Guerre en Ukraine: «L’inimaginable se déroule sous nos yeux»
- UdeMNouvelles
Le 29 mars 2022
- Mylène Tremblay
L’inquiétude vissée au cœur, la Dre Oksana Kaminska, d’origine ukrainienne et résidente en ophtalmologie à l'UdeM, raconte comment son monde a basculé il y a un mois.
Craignant bien avant l’heure de voir son pays pris d’assaut par la Russie, Oksana Kaminska a refait sa vie au Québec avec son mari et ses enfants, sans oublier ses proches restés en Ukraine. La veille de l’invasion russe, le plus jeune de ses trois garçons a dressé la table avec un couvert en plus. «C’est pour grand-père, il va venir à la maison», a-t-il rétorqué à son grand frère interloqué.
Quelques heures plus tard, le 24 février, Roman Meda réveillait sa femme pour lui annoncer le début des hostilités. «Les premiers jours, on n’y croyait pas, comme la plupart des Ukrainiens.
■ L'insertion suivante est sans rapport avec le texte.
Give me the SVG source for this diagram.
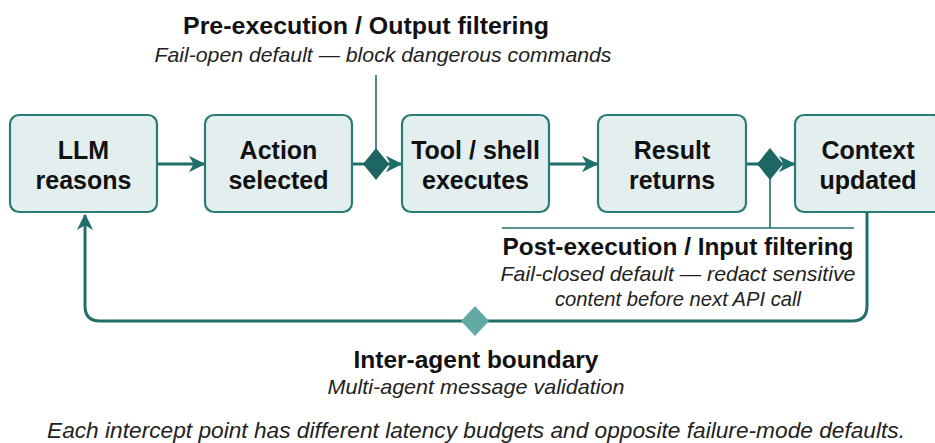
<svg xmlns="http://www.w3.org/2000/svg" width="935" height="443" viewBox="0 0 935 443">
  <style>
    .box { fill: #e3eeee; stroke: #2c7a75; stroke-width: 2.2; }
    .lbl { font-family: "Liberation Sans", Arial, sans-serif; font-weight: bold; font-size: 25px; fill: #111; text-anchor: middle; }
    .head { font-family: "Liberation Sans", Arial, sans-serif; font-weight: bold; font-size: 24px; fill: #111; text-anchor: middle; }
    .note { font-family: "Liberation Sans", Arial, sans-serif; font-style: italic; font-size: 21px; fill: #222; text-anchor: middle; }
    .caption { font-size: 22px; }
    .flow { fill: none; stroke: #1f6e69; stroke-width: 3; }
    .thin { fill: none; stroke: #1f6e69; stroke-width: 1.6; }
  </style>
  <defs>
    <marker id="arrow" viewBox="0 0 12 12" refX="11" refY="6" markerWidth="5.5" markerHeight="5.5" orient="auto" markerUnits="strokeWidth">
      <path d="M0,0 L12,6 L0,12 L3.5,6 z" fill="#1f6e69"/>
    </marker>
  </defs>
  <rect width="935" height="443" fill="#ffffff"/>

  <!-- connectors -->
  <g id="connectors">
    <line class="flow" x1="157" y1="164" x2="204" y2="164" marker-end="url(#arrow)"/>
    <line class="flow" x1="352" y1="164" x2="401" y2="164" marker-end="url(#arrow)"/>
    <line class="flow" x1="549" y1="164" x2="597" y2="164" marker-end="url(#arrow)"/>
    <line class="flow" x1="746" y1="164" x2="794" y2="164" marker-end="url(#arrow)"/>
    <!-- feedback loop back to the LLM -->
    <path class="flow" d="M867,212 V306 Q867,321 852,321 H100 Q85,321 85,306 V215" marker-end="url(#arrow)"/>
    <!-- callout leaders -->
    <line class="thin" x1="376" y1="75" x2="376" y2="160"/>
    <polyline class="thin" points="770,168 770,228"/>
    <line class="thin" x1="502" y1="228" x2="854" y2="228"/>
  </g>

  <!-- intercept points -->
  <g id="pre-execution">
    <polygon points="376,148 389,164 376,180 363,164" fill="#1d6663"/>
    <text class="head" x="366" y="34" textLength="366" lengthAdjust="spacingAndGlyphs">Pre-execution / Output filtering</text>
    <text class="note" x="383" y="62" textLength="457" lengthAdjust="spacingAndGlyphs">Fail-open default — block dangerous commands</text>
  </g>
  <g id="post-execution">
    <polygon points="770,148 783,164 770,180 757,164" fill="#1d6663"/>
    <text class="head" x="678" y="255" textLength="351" lengthAdjust="spacingAndGlyphs">Post-execution / Input filtering</text>
    <text class="note" x="678" y="281" textLength="355" lengthAdjust="spacingAndGlyphs">Fail-closed default — redact sensitive</text>
    <text class="note" x="678" y="306" textLength="246" lengthAdjust="spacingAndGlyphs">content before next API call</text>
  </g>
  <g id="inter-agent">
    <polygon points="475,306 489,321 475,336 461,321" fill="#62a9a4"/>
    <text class="head" x="476" y="368" textLength="245" lengthAdjust="spacingAndGlyphs">Inter-agent boundary</text>
    <text class="note" x="476" y="394" textLength="297" lengthAdjust="spacingAndGlyphs">Multi-agent message validation</text>
  </g>

  <!-- pipeline stages -->
  <g id="llm-reasons">
    <rect class="box" x="10" y="115" width="147" height="97" rx="9"/>
    <text class="lbl" x="83.5" y="159">LLM</text>
    <text class="lbl" x="83.5" y="189">reasons</text>
  </g>
  <g id="action-selected">
    <rect class="box" x="205" y="115" width="147" height="97" rx="9"/>
    <text class="lbl" x="278.5" y="159">Action</text>
    <text class="lbl" x="278.5" y="189">selected</text>
  </g>
  <g id="tool-executes">
    <rect class="box" x="402" y="115" width="147" height="97" rx="9"/>
    <text class="lbl" x="475.5" y="159">Tool / shell</text>
    <text class="lbl" x="475.5" y="189">executes</text>
  </g>
  <g id="result-returns">
    <rect class="box" x="598" y="115" width="148" height="97" rx="9"/>
    <text class="lbl" x="672" y="159">Result</text>
    <text class="lbl" x="672" y="189">returns</text>
  </g>
  <g id="context-updated">
    <rect class="box" x="795" y="115" width="147" height="97" rx="9"/>
    <text class="lbl" x="868" y="159">Context</text>
    <text class="lbl" x="868" y="189">updated</text>
  </g>

  <text class="note caption" x="476" y="438" textLength="858" lengthAdjust="spacingAndGlyphs">Each intercept point has different latency budgets and opposite failure-mode defaults.</text>
</svg>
Maintenant, on commence à s’habituer et à comprendre ce qu’il se passe», relate Mme Kaminska au téléphone, une immense peine dans la voix.
Établie à Montréal avec son conjoint et ses enfants depuis 12 ans, la médecin de 41 ans et résidente en ophtalmologie à l’Université de Montréal a réussi, à force d’insister, à faire venir son père, qui voulait rester pour «défendre les maisons et les enfants». Depuis deux semaines, il occupe sa place attitrée à table et veille sur ses petits-fils, tandis que sa fille fait son stage en chirurgie de la cataracte au CHUM et que son gendre travaille dans une clinique d’optométrie.
L’homme rescapé dort mieux et réussit à penser à autre chose, malgré les bombes qui pleuvent sur Lviv, près de la ville où il habitait, et Kyiv où résident toujours des membres de la famille. Sa femme a pu rejoindre leur autre fille en Angleterre.
Partir pour échapper à la guerre
À Ivano-Frankivsk, une ville de l’ouest de l’Ukraine, «paisible comme toutes les villes d’Europe», Oksana Kaminska et Roman Meda coulaient des jours heureux. Tous deux travaillaient en ophtalmologie. Mais au fond d’elle-même, la femme savait que l’Ukraine subirait un jour ou l’autre une attaque militaire. «Avec un voisin tel que la Russie, c’était inévitable. Après l’annexion de la Crimée, en 2014, on se doutait que Vladimir Poutine préparait la prochaine étape.»
Ce sinistre pressentiment a convaincu le couple, qui attendait un deuxième garçon, d’émigrer au Québec en 2010. Douze ans plus tard, sa crainte s’est matérialisée. «L’inimaginable se déroule sous nos yeux. Bombarder des hôpitaux, des théâtres, des écoles… Ce n’est pas une guerre d’armée contre armée, mais une guerre contre la population, se désole-t-elle. Si l’on était restés en Ukraine, notre aîné, qui aura bientôt 18 ans, aurait été forcé de combattre dans l’armée. Moi, j’étudie en médecine pour sauver des vies, pas pour tuer.»
Refaire sa vie et travailler pour aller mieux
Les nouveaux arrivants ont dû obtenir l’équivalence de leurs diplômes. Roman Meda a choisi l’École d’optométrie de l’Université de Montréal. Oksana Kaminska termine sa quatrième année de résidence en ophtalmologie au CHUM. La première partie de son stage s’est déroulée à l’hôpital Maisonneuve-Rosemont sous la direction du Dr Paul Harasymowycz, professeur agrégé de clinique au Département d'ophtalmologie de la Faculté de médecine et lui aussi d’origine ukrainienne.
«Le travail me permet de passer à travers les moments difficiles. En salle d’opération, je suis totalement concentrée sur le moment présent», dit celle qui, autrement, prend continuellement des nouvelles de ses proches sur Skype ou Messenger. La fin de semaine, la famille donne un coup de main à une église ukrainienne, dans le quartier Rosemont, pour récolter des dons et les envoyer dans la contrée meurtrie. «Le fait de travailler en équipe et de se sentir utile, ça permet de garder le moral», observe-t-elle.
Le jour où les armes se tairont, Oksana Kaminska compte bien retourner ponctuellement en Ukraine pour enseigner l’ophtalmologie à l’université, comme elle le faisait de façon bénévole en temps de paix. «Le pays sera à reconstruire. Chacun ira aider comme il peut. Moi, ça passera par la transmission des connaissances. Je vais redonner là-bas ce que j’ai appris ici.»
Avant de raccrocher, nous lui demandons quel est son vœu le plus cher. Elle réfléchit, puis lance ce cri du cœur universel: «J’aimerais revenir en arrière, avant la guerre, et tout recommencer. Pour vivre paisiblement.»